RELATED: Industry Voices—Madden: We need to steer 6G toward something useful

The conversation within VMware also isn’t about how to drop 5G, but how to move existing assets further down the path of evolution, according to Mahdi.

“How do I evolve them so I make the 5G experience better and I evolve 5G to a point where I’m making my systems ready for 6G,” she said.

And VMware is looking to shape its path toward 6G by exploring how to fulfill the ambition of 5G real-time collaboration and interaction among smart things.

A critical element that’s missing is the edge, she said.

“The notion of the edge is basically not well defined,” Mahdi said, and where energy is focused on the future transition of 5G to 6G.
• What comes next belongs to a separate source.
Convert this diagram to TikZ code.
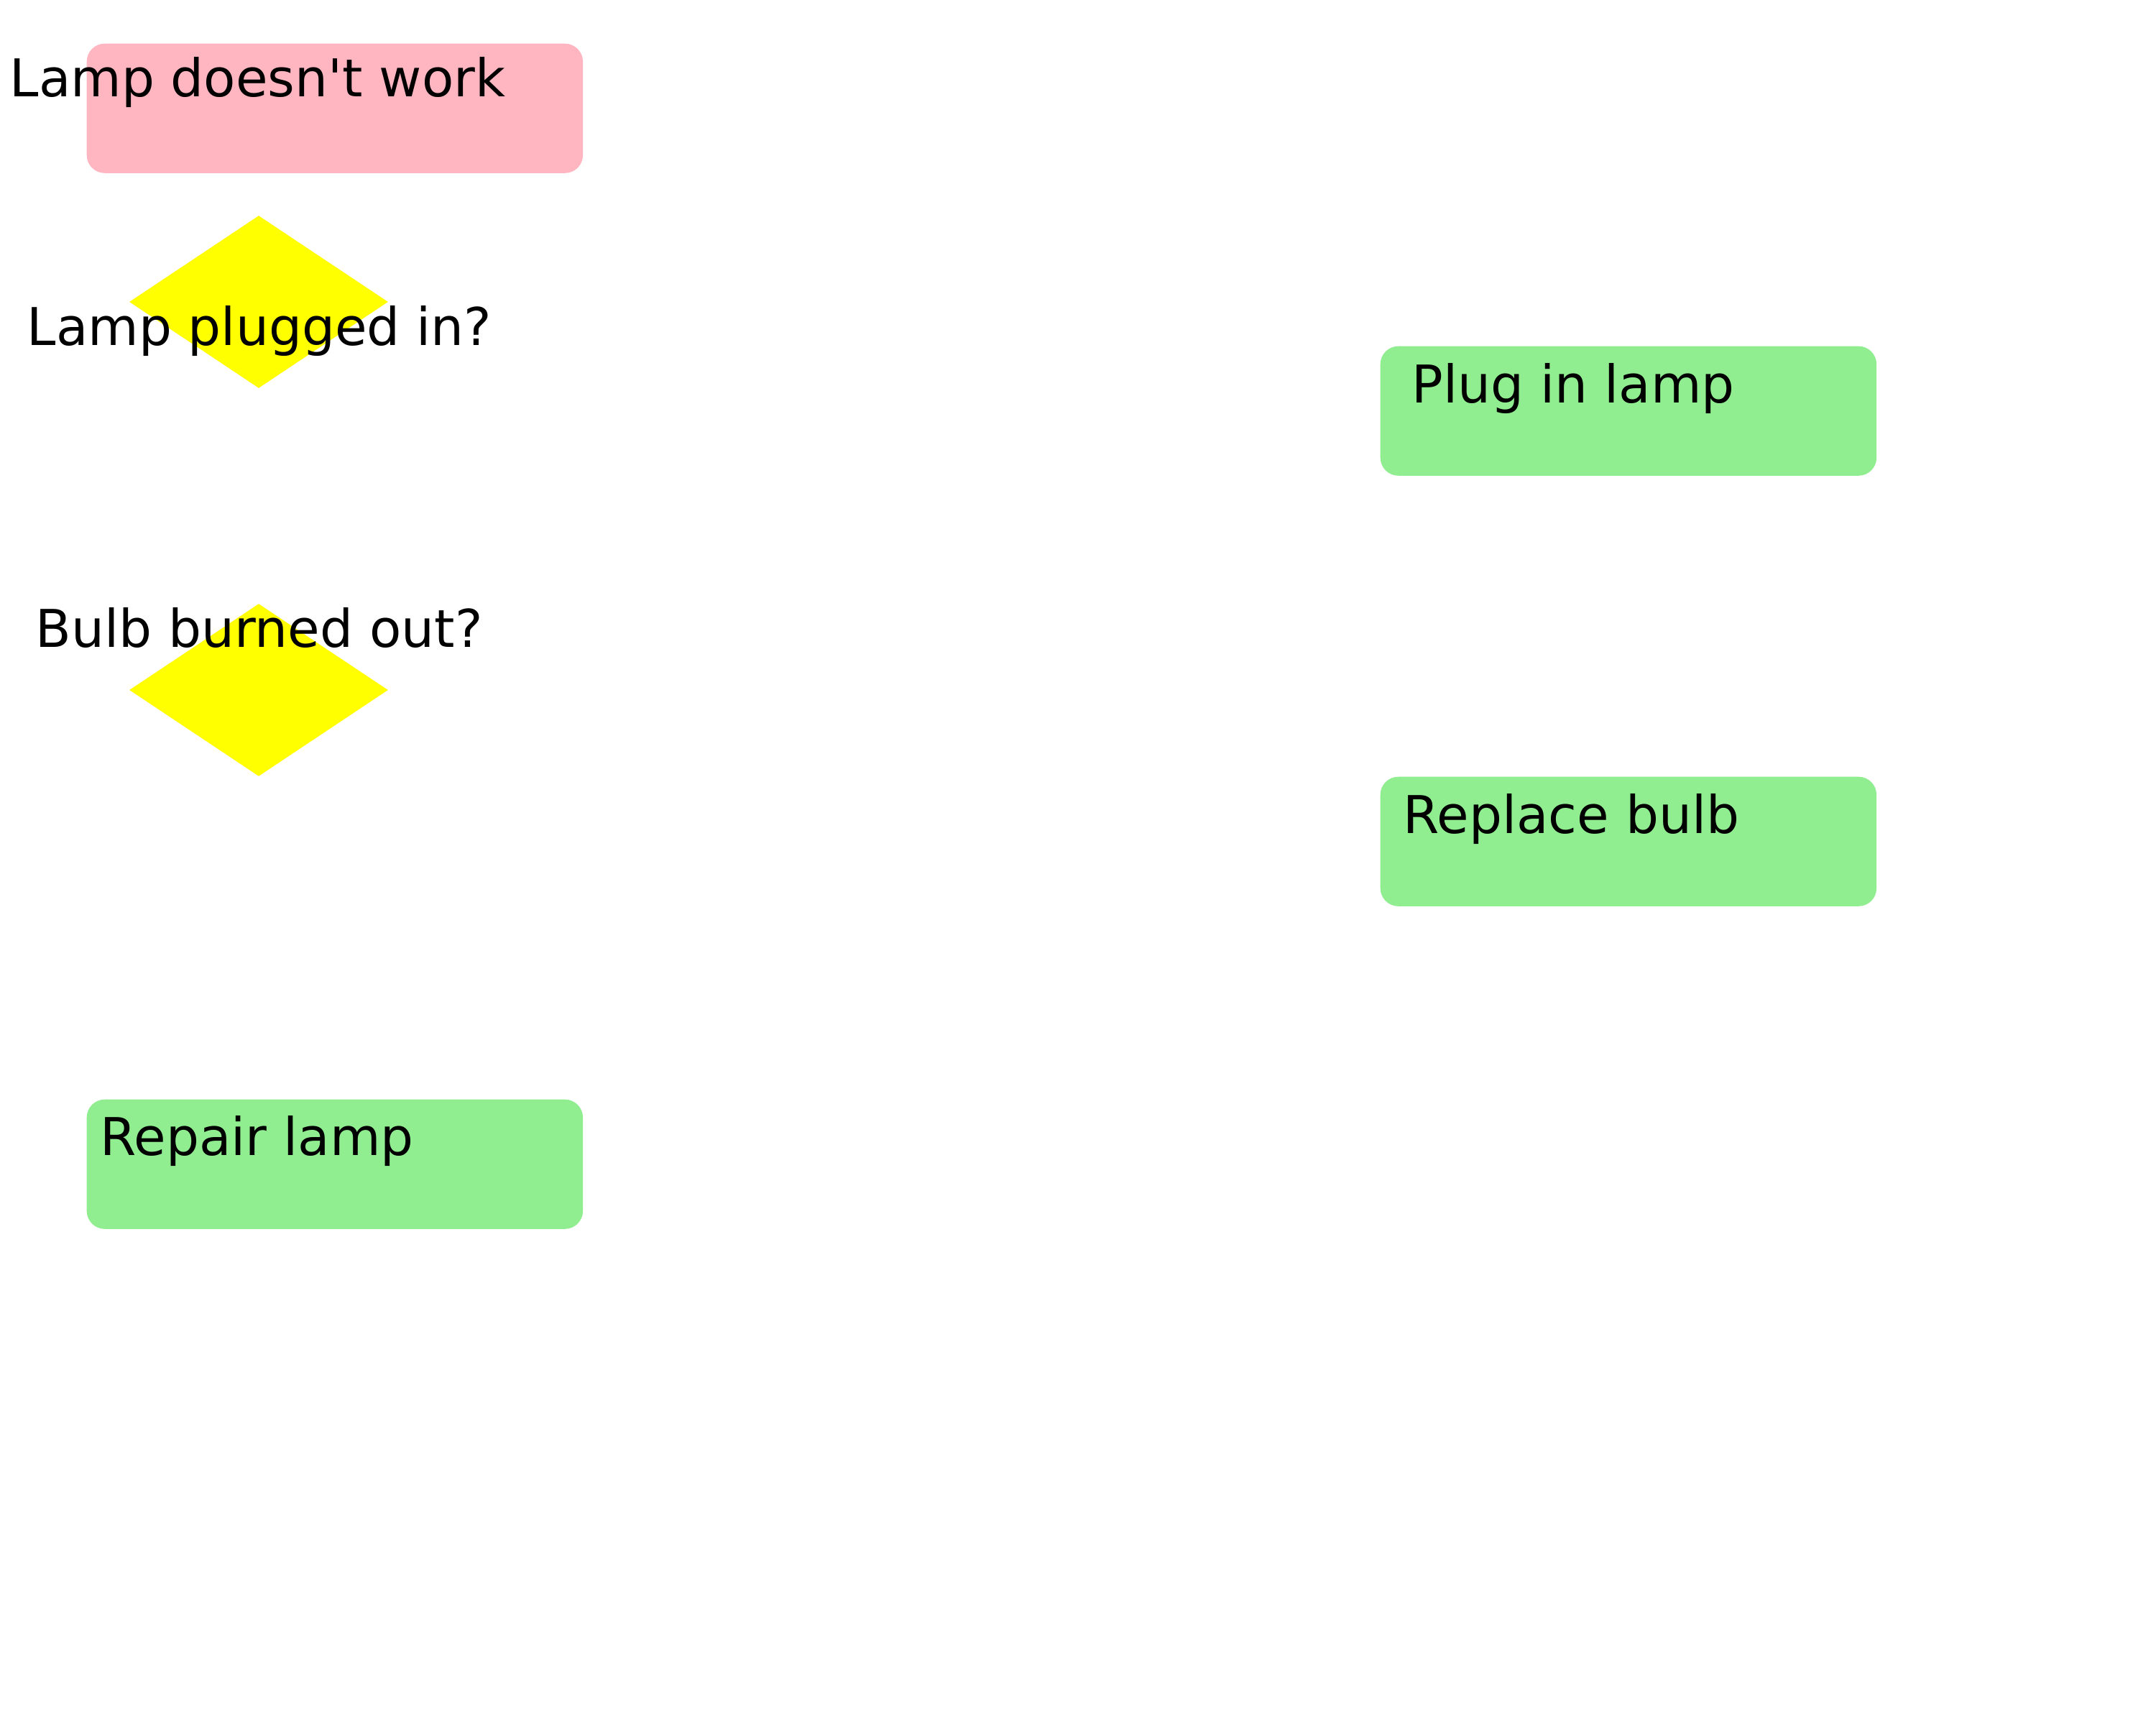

Advances in the radio, programmability with open interfaces and disaggregation, and cloud-native evolution of network functions are three fundamental technologies that have progressed extremely fast in 5G. Areas that still need to mature, according to Mahdi, deal with the intersection of wireless, cloud, robotics and automation.

“Hopefully by the time we are able to comfortably and confidently say that yes I have delivered the 5G promise… by then spatial computing and the evolution around the edge and the extension of the edge all the way to the user device, all of those, and especially also advances in robotics, they will be squarely in place to shape the new landscape for 6G,” Mahdi said.